TASK OBJECTIVE: Gather every line holding the string "this".

SUPPLIED INFORMATION:
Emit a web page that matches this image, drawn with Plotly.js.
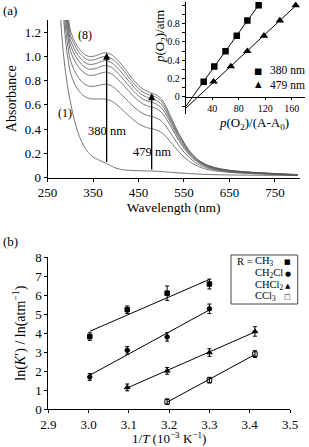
<!DOCTYPE html>
<html><head><meta charset="utf-8">
<script src="https://cdn.plot.ly/plotly-3.0.1.min.js"></script>
<style>html,body{margin:0;padding:0;background:#fff}#chart{width:309px;height:447px}</style>
</head><body><div id="chart"></div>
<script>
// ---------- Panel (a): spectra ----------
const wavelengths = [280,290,300,310,320,330,340,350,360,370,380,390,400,410,420,430,440,450,460,470,480,490,500,510,520,530,540,550,560,570,580,590,600,620,650,700,750,800];
const absCurve2 = [1.6,1.12,0.87,0.77,0.71,0.673,0.655,0.648,0.648,0.648,0.645,0.632,0.607,0.575,0.54,0.505,0.473,0.445,0.424,0.41,0.402,0.392,0.373,0.34,0.296,0.25,0.207,0.17,0.138,0.112,0.093,0.079,0.068,0.054,0.042,0.032,0.025,0.018];
const absCurve3 = [1.7,1.22,0.97,0.875,0.815,0.775,0.755,0.752,0.758,0.767,0.77,0.757,0.73,0.695,0.657,0.618,0.582,0.551,0.527,0.511,0.502,0.49,0.467,0.426,0.37,0.312,0.258,0.21,0.17,0.137,0.112,0.094,0.08,0.062,0.047,0.035,0.027,0.019];
const absCurve4 = [1.8,1.3,1.05,0.96,0.905,0.865,0.845,0.843,0.852,0.865,0.87,0.856,0.828,0.79,0.75,0.708,0.668,0.633,0.607,0.59,0.58,0.566,0.54,0.492,0.428,0.36,0.296,0.242,0.194,0.156,0.127,0.106,0.089,0.068,0.052,0.038,0.029,0.02];
const absCurve5 = [1.85,1.35,1.1,1.01,0.955,0.915,0.895,0.895,0.905,0.92,0.925,0.91,0.88,0.84,0.797,0.753,0.71,0.673,0.647,0.63,0.62,0.605,0.577,0.525,0.455,0.383,0.315,0.257,0.205,0.165,0.134,0.112,0.094,0.072,0.054,0.04,0.03,0.021];
const absCurve6 = [1.9,1.4,1.14,1.05,0.995,0.955,0.935,0.935,0.945,0.96,0.965,0.95,0.92,0.88,0.835,0.79,0.745,0.705,0.678,0.66,0.65,0.635,0.605,0.55,0.475,0.4,0.33,0.27,0.215,0.173,0.14,0.117,0.098,0.075,0.056,0.041,0.031,0.022];
const absCurve7 = [1.95,1.45,1.18,1.09,1.03,0.99,0.97,0.97,0.98,0.995,1.0,0.985,0.955,0.915,0.87,0.82,0.775,0.735,0.705,0.687,0.675,0.66,0.63,0.57,0.495,0.415,0.345,0.28,0.225,0.18,0.146,0.122,0.102,0.078,0.058,0.042,0.032,0.023];
const absCurve8 = [2.0,1.5,1.22,1.12,1.06,1.02,1.0,1.0,1.01,1.025,1.03,1.015,0.985,0.945,0.9,0.85,0.8,0.76,0.73,0.71,0.695,0.68,0.65,0.59,0.51,0.43,0.355,0.29,0.23,0.185,0.15,0.125,0.105,0.08,0.06,0.043,0.033,0.024];
const wavelengths1 = [270,275,280,285,290,295,300,305,310,320,330,340,350,360,370,380,390,400,410,420,440,460,480,500,520,550,600,650,700,750,800];
const absCurve1 = [2.0,1.6,1.25,1.02,0.86,0.73,0.63,0.54,0.46,0.34,0.26,0.205,0.17,0.15,0.132,0.115,0.095,0.078,0.068,0.062,0.057,0.055,0.053,0.049,0.043,0.035,0.025,0.021,0.019,0.018,0.017];
const arrowWavelengths = [380, 479];
const arrowLabels = ['380 nm', '479 nm'];
const xTicksA = [250,350,450,550,650,750];
const yTicksA = [0,0.2,0.4,0.6,0.8,1.0,1.2];
const yTickTextA = ['0','0.2','0.4','0.6','0.8','1.0','1.2'];

// ---------- Inset ----------
const insetPressure = [0.167,0.333,0.5,0.667,0.833,1.0];
const insetX380 = [27,43,60,77,93,110];
const insetX479 = [42,68,93,118,142,166];
const xTicksInset = [40,80,120,160];
const yTicksInset = [0,0.2,0.4,0.6,0.8,1.0];
const yTickTextInset = ['0','0.2','0.4','0.6','0.8','1.0'];

// ---------- Panel (b) ----------
const invT = [3.003,3.096,3.195,3.300,3.413];
const lnK_CH3 = [3.82,5.23,6.10,6.58];      const err_CH3 = [0.2,0.2,0.38,0.26];
const lnK_CH2Cl = [1.70,3.10,3.80,5.28];    const err_CH2Cl = [0.18,0.2,0.22,0.25];
const lnK_CHCl2 = [1.15,2.02,2.98,4.09];    const err_CHCl2 = [0.18,0.18,0.2,0.25];
const lnK_CCl3 = [0.40,1.53,2.90];          const err_CCl3 = [0.15,0.15,0.18];
const x_CH3 = invT.slice(0,4), x_CH2Cl = invT.slice(0,4), x_CHCl2 = invT.slice(1,5), x_CCl3 = invT.slice(2,5);

const FONT = '"Liberation Serif", "Times New Roman", serif';
const W = 309, H = 447;
const px = v => v / W, py = v => 1 - v / H;

function fit(xs, ys) {
  const n = xs.length, mx = xs.reduce((a,b)=>a+b,0)/n, my = ys.reduce((a,b)=>a+b,0)/n;
  let sxx = 0, sxy = 0;
  for (let i=0;i<n;i++){ sxx += (xs[i]-mx)**2; sxy += (xs[i]-mx)*(ys[i]-my); }
  const b = sxy/sxx; return {a: my - b*mx, b};
}
function interp(xs, ys, x) {
  for (let i=0;i<xs.length-1;i++) if (x>=xs[i] && x<=xs[i+1]) return ys[i] + (ys[i+1]-ys[i])*(x-xs[i])/(xs[i+1]-xs[i]);
  return ys[ys.length-1];
}

const traces = [];
const specStyle = {color:'#5a5a5a', width:0.85, shape:'spline', smoothing:0.6};
traces.push({x: wavelengths1, y: absCurve1, mode:'lines', line: specStyle, xaxis:'x', yaxis:'y'});
[absCurve2,absCurve3,absCurve4,absCurve5,absCurve6,absCurve7,absCurve8].forEach(c => {
  traces.push({x: wavelengths, y: c, mode:'lines', line: specStyle, xaxis:'x', yaxis:'y'});
});

// inset
[[insetX380,'square',6.5],[insetX479,'triangle-up',7.5]].forEach(([xs,sym,sz]) => {
  const f = fit(xs, insetPressure);
  const xmax = Math.max(...xs);
  traces.push({x:[0,xmax], y:[f.a, f.a+f.b*xmax], mode:'lines', line:{color:'black', width:1}, xaxis:'x2', yaxis:'y2'});
  traces.push({x: xs, y: insetPressure, mode:'markers', marker:{symbol:sym, size:sz, color:'black'}, xaxis:'x2', yaxis:'y2'});
});

// panel b
const seriesB = [
  [x_CH3, lnK_CH3, err_CH3, 'square', 4.5],
  [x_CH2Cl, lnK_CH2Cl, err_CH2Cl, 'circle', 4.5],
  [x_CHCl2, lnK_CHCl2, err_CHCl2, 'triangle-up', 5],
  [x_CCl3, lnK_CCl3, err_CCl3, 'square-open', 4.5]
];
seriesB.forEach(([xs, ys, es, sym, sz]) => {
  const f = fit(xs, ys);
  const x0 = Math.min(...xs), x1 = Math.max(...xs);
  traces.push({x:[x0,x1], y:[f.a+f.b*x0, f.a+f.b*x1], mode:'lines', line:{color:'black', width:1}, xaxis:'x3', yaxis:'y3'});
  traces.push({x: xs, y: ys, mode:'markers', marker:{symbol:sym, size:sz, color:'black', line:{color:'black', width:1}},
    error_y:{type:'data', array: es, visible:true, color:'black', thickness:1, width:2}, xaxis:'x3', yaxis:'y3'});
});

const tf = s => ({family: FONT, size: s, color:'black'});
const axisBase = {showgrid:false, zeroline:false, showline:true, linecolor:'black', linewidth:1, ticks:'outside', ticklen:3, tickcolor:'black', tickwidth:1};

const insetYDomain = [py(113.5), py(1.6)], insetYRange = [-0.18, 1.04];
const insetZeroPos = insetYDomain[0] + (0 - insetYRange[0])/(insetYRange[1]-insetYRange[0])*(insetYDomain[1]-insetYDomain[0]);

const annotations = [];
const ann = (text, x, y, size, opts={}) => annotations.push(Object.assign({text, x, y, xref:'paper', yref:'paper', showarrow:false, font: tf(size), xanchor:'center', yanchor:'middle', borderpad:0}, opts));

ann('(a)', px(2), py(10), 13, {xanchor:'left'});
ann('(b)', px(2), py(241.5), 13, {xanchor:'left'});
ann('(8)', px(85), py(35), 12);
ann('(1)', px(65), py(112.5), 12);
ann('<i>p</i>(O<sub>2</sub>)/atm', px(160), py(37), 13, {textangle:-90});
ann('<i>p</i>(O<sub>2</sub>)/(A-A<sub>0</sub>)', px(253.5), py(123.5), 13);
ann('■', px(258.3), py(71.5), 8.5, {font:{family:'DejaVu Sans', size:8.5, color:'black'}});
ann('▲', px(258.3), py(84), 8.5, {font:{family:'DejaVu Sans', size:8.5, color:'black'}});
ann('380 nm<br>479 nm', px(268.5), py(77.9), 11.5, {xanchor:'left', align:'left'});
ann('1/<i>T</i> (10<sup>−3</sup> K<sup>−1</sup>)', px(169), py(446.5), 13, {yanchor:'bottom'});

// arrows with labels
const labelY = [0.38, 0.213];
arrowWavelengths.forEach((w, i) => {
  const y0 = interp(wavelengths1, absCurve1, w), y1 = interp(wavelengths, absCurve8, w);
  annotations.push({x:w, y:y1, ax:w, ay:y0, xref:'x', yref:'y', axref:'x', ayref:'y', text:'', showarrow:true,
    arrowhead:2, arrowsize:1.1, arrowwidth:1.3, arrowcolor:'black'});
  annotations.push({x:w, y:labelY[i], xref:'x', yref:'y', text: arrowLabels[i], showarrow:false, font: tf(12.5), xanchor:'center', yanchor:'middle', borderpad:0});
});

// legend for (b)
const legY = [261.7, 273.5, 285.5, 296.7];
const legNames = ['CH<sub>3</sub>','CH<sub>2</sub>Cl','CHCl<sub>2</sub>','CCl<sub>3</sub>'];
const legSyms = ['■','●','▲','□'];
ann('R =', px(235.5), py(legY[0]), 10.5, {xanchor:'left'});
legNames.forEach((n,i) => {
  ann(n, px(253.5), py(legY[i]), 10.5, {xanchor:'left'});
  ann(legSyms[i], px(287.7), py(legY[i]), 7, {font:{family:'DejaVu Sans', size:7, color:'black'}});
});

const layout = {
  width: W, height: H, margin:{l:0,r:0,t:0,b:0}, paper_bgcolor:'white', plot_bgcolor:'rgba(0,0,0,0)',
  showlegend:false, font: tf(13),
  xaxis: Object.assign({}, axisBase, {domain:[px(47.5), px(300)], range:[250,805], anchor:'y', tickvals:xTicksA, tickfont:tf(13),
    title:{text:'Wavelength (nm)', font:tf(13.5), standoff:3}}),
  yaxis: Object.assign({}, axisBase, {domain:[py(177.5), py(20)], range:[0,1.3], anchor:'x', tickvals:yTicksA, ticktext:yTickTextA, tickfont:tf(13),
    title:{text:'Absorbance', font:tf(14), standoff:4}}),
  xaxis2: Object.assign({}, axisBase, {domain:[px(185.8), px(305)], range:[0,180], anchor:'free', position: insetZeroPos, tickvals:xTicksInset, tickfont:tf(10), ticklen:2}),
  yaxis2: Object.assign({}, axisBase, {domain: insetYDomain, range: insetYRange, anchor:'x2', tickvals:yTicksInset, ticktext:yTickTextInset, tickfont:tf(10),
    minor:{dtick:0.1, ticks:'outside', ticklen:3, tickcolor:'black'}}),
  xaxis3: Object.assign({}, axisBase, {domain:[px(48.3), px(290)], range:[2.9,3.5], anchor:'y3', dtick:0.1, tick0:2.9, tickformat:'.1f', tickfont:tf(13)}),
  yaxis3: Object.assign({}, axisBase, {domain:[py(409.3), py(257)], range:[0,8], anchor:'x3', dtick:1, tickfont:tf(13),
    title:{text:'ln(<i>K</i>′) / ln(atm<sup>−1</sup>)', font:tf(14), standoff:6}}),
  shapes: [{type:'rect', xref:'paper', yref:'paper', x0:px(231), x1:px(297.7), y0:py(304), y1:py(255), line:{color:'#444', width:1}, fillcolor:'rgba(0,0,0,0)'}],
  annotations
};
Plotly.newPlot('chart', traces, layout, {staticPlot:true, displayModeBar:false});
</script></body></html>
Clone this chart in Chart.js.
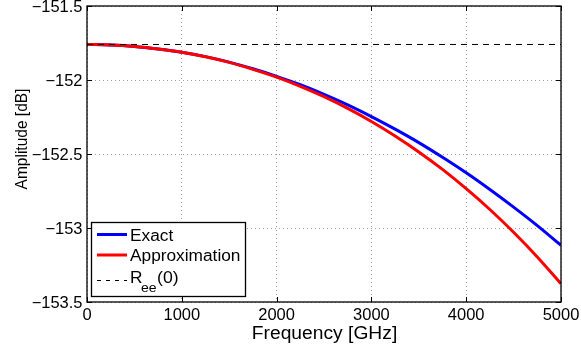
<!DOCTYPE html>
<html>
<head>
<meta charset="utf-8">
<script src="https://cdn.jsdelivr.net/npm/chart.js@4/dist/chart.umd.min.js"></script>
<style>
  html, body { margin: 0; padding: 0; background: #fff; }
  #wrap { width: 581px; height: 350px; }
</style>
</head>
<body>
<div id="wrap"><canvas id="amp-chart" width="581" height="350"></canvas></div>
<script>
// frequency grid (GHz) and the two amplitude curves (dB)
const freqGHz = [0, 250, 500, 750, 1000, 1250, 1500, 1750, 2000, 2250, 2500,
  2750, 3000, 3250, 3500, 3750, 4000, 4250, 4500, 4750, 5000];
const exactDb = [-151.760, -151.763, -151.773, -151.790, -151.812, -151.842,
  -151.879, -151.924, -151.975, -152.032, -152.097, -152.168, -152.247,
  -152.332, -152.423, -152.522, -152.627, -152.740, -152.859, -152.984, -153.117];
const approxDb = [-151.760, -151.763, -151.773, -151.790, -151.812, -151.843,
  -151.881, -151.928, -151.981, -152.043, -152.113, -152.192, -152.280,
  -152.378, -152.486, -152.604, -152.734, -152.875, -153.029, -153.196, -153.377];

// flat reference level R_ee(0)
const reeFreq = [0, 5000];
const reeDb = [-151.760, -151.760];

const xTicks = [0, 1000, 2000, 3000, 4000, 5000];
const xTickLabels = ['0', '1000', '2000', '3000', '4000', '5000'];
const yTicks = [-153.5, -153, -152.5, -152, -151.5];
const yTickLabels = ['\u2212153.5', '\u2212153', '\u2212152.5', '\u2212152', '\u2212151.5'];

const FONT = '"Liberation Sans", Arial, Helvetica, sans-serif';

const toPoints = (xs, ys) => xs.map((x, i) => ({ x, y: ys[i] }));

// text drawn slightly wider than the font's natural width
const wideText = (ctx, text, x, y, align, size, sx) => {
  ctx.save();
  ctx.font = `${size}px ${FONT}`;
  ctx.translate(x, y);
  ctx.scale(sx, 1);
  ctx.textAlign = align;
  ctx.textBaseline = 'alphabetic';
  ctx.fillStyle = '#000';
  ctx.fillText(text, 0, 0);
  ctx.restore();
};

const axesFrame = {
  id: 'axesFrame',
  afterDatasetsDraw(chart) {
    const { ctx, chartArea: a, scales: { x, y } } = chart;
    ctx.save();
    ctx.strokeStyle = '#000';
    ctx.lineWidth = 1;
    // inward tick marks on all four sides
    ctx.beginPath();
    xTicks.forEach(v => {
      const px = Math.round(x.getPixelForValue(v)) + 0.5;
      ctx.moveTo(px, a.bottom); ctx.lineTo(px, a.bottom - 5);
      ctx.moveTo(px, a.top); ctx.lineTo(px, a.top + 5);
    });
    yTicks.forEach(v => {
      const py = Math.round(y.getPixelForValue(v)) + 0.5;
      ctx.moveTo(a.left, py); ctx.lineTo(a.left + 5, py);
      ctx.moveTo(a.right, py); ctx.lineTo(a.right - 5, py);
    });
    ctx.stroke();
    ctx.lineWidth = 1.3;
    ctx.strokeRect(a.left, a.top, a.right - a.left, a.bottom - a.top);
    ctx.restore();

    xTicks.forEach((v, i) => {
      wideText(ctx, xTickLabels[i], x.getPixelForValue(v), a.bottom + 17.5, 'center', 16, 1.03);
    });
    yTicks.forEach((v, i) => {
      wideText(ctx, yTickLabels[i], a.left - 4.5, y.getPixelForValue(v) + 5.7, 'right', 16, 1.03);
    });

    // axis titles
    wideText(ctx, 'Frequency [GHz]', (a.left + a.right) / 2 + 0.5, 338.5, 'center', 17.5, 1.1);
    ctx.save();
    ctx.translate(27, 139);
    ctx.rotate(-Math.PI / 2);
    ctx.scale(1, 1.12);
    ctx.font = `15.5px ${FONT}`;
    ctx.textAlign = 'center';
    ctx.fillStyle = '#000';
    ctx.fillText('Amplitude [dB]', 0, 0);
    ctx.restore();
  }
};

// legend box in the lower left corner
const legendBox = {
  id: 'legendBox',
  afterDraw(chart) {
    const { ctx } = chart;
    const ds = chart.data.datasets;
    ctx.save();
    ctx.fillStyle = '#fff';
    ctx.fillRect(91.5, 222.5, 154, 74);
    ctx.strokeStyle = '#000';
    ctx.lineWidth = 1.3;
    ctx.strokeRect(91.5, 222.5, 154, 74);

    const rows = [234.5, 255, 280.5];
    ds.forEach((d, i) => {
      ctx.beginPath();
      ctx.strokeStyle = d.borderColor;
      ctx.lineWidth = d.borderWidth;
      ctx.setLineDash(d.borderDash ? [4, 5] : []);
      ctx.moveTo(97, rows[i]);
      ctx.lineTo(127, rows[i]);
      ctx.stroke();
    });
    ctx.setLineDash([]);
    ctx.restore();

    wideText(ctx, ds[0].label, 130, 240.7, 'left', 16, 1.08);
    wideText(ctx, ds[1].label, 130, 261, 'left', 16, 1.08);
    wideText(ctx, 'R', 130, 283, 'left', 16, 1.08);
    wideText(ctx, 'ee', 141, 292, 'left', 13, 1.08);
    wideText(ctx, '(0)', 157, 283, 'left', 16.4, 1.08);
  }
};

new Chart(document.getElementById('amp-chart'), {
  type: 'line',
  data: {
    datasets: [
      {
        label: 'Exact',
        data: toPoints(freqGHz, exactDb),
        borderColor: '#0000ff',
        borderWidth: 3,
        pointRadius: 0,
        tension: 0.3,
        order: 2
      },
      {
        label: 'Approximation',
        data: toPoints(freqGHz, approxDb),
        borderColor: '#ff0000',
        borderWidth: 3,
        pointRadius: 0,
        tension: 0.3,
        order: 1
      },
      {
        label: 'R_ee(0)',
        data: toPoints(reeFreq, reeDb),
        borderColor: '#000',
        borderWidth: 1,
        borderDash: [6, 5],
        pointRadius: 0,
        order: 0
      }
    ]
  },
  options: {
    responsive: false,
    animation: false,
    events: [],
    layout: { padding: { left: 0, right: 20, top: 6, bottom: 0 } },
    plugins: {
      legend: { display: false },
      tooltip: { enabled: false }
    },
    scales: {
      x: {
        type: 'linear',
        min: 0,
        max: 5000,
        afterBuildTicks: s => { s.ticks = xTicks.map(v => ({ value: v })); },
        afterFit: s => { s.height = 48; s.paddingLeft = 0; s.paddingRight = 0; },
        ticks: { display: false },
        grid: { color: '#a0a0a0', lineWidth: 1, drawTicks: false },
        border: { display: false, dash: [1, 3] }
      },
      y: {
        type: 'linear',
        min: -153.5,
        max: -151.5,
        afterBuildTicks: s => { s.ticks = yTicks.map(v => ({ value: v })); },
        afterFit: s => { s.width = 87; s.paddingTop = 0; s.paddingBottom = 0; },
        ticks: { display: false },
        grid: { color: '#a0a0a0', lineWidth: 1, drawTicks: false },
        border: { display: false, dash: [1, 3] }
      }
    }
  },
  plugins: [axesFrame, legendBox]
});
</script>
</body>
</html>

EXERCISE ANSWER:
Emit a web page that matches this image, drawn with Plotly.js.
Clone this chart in Chart.js.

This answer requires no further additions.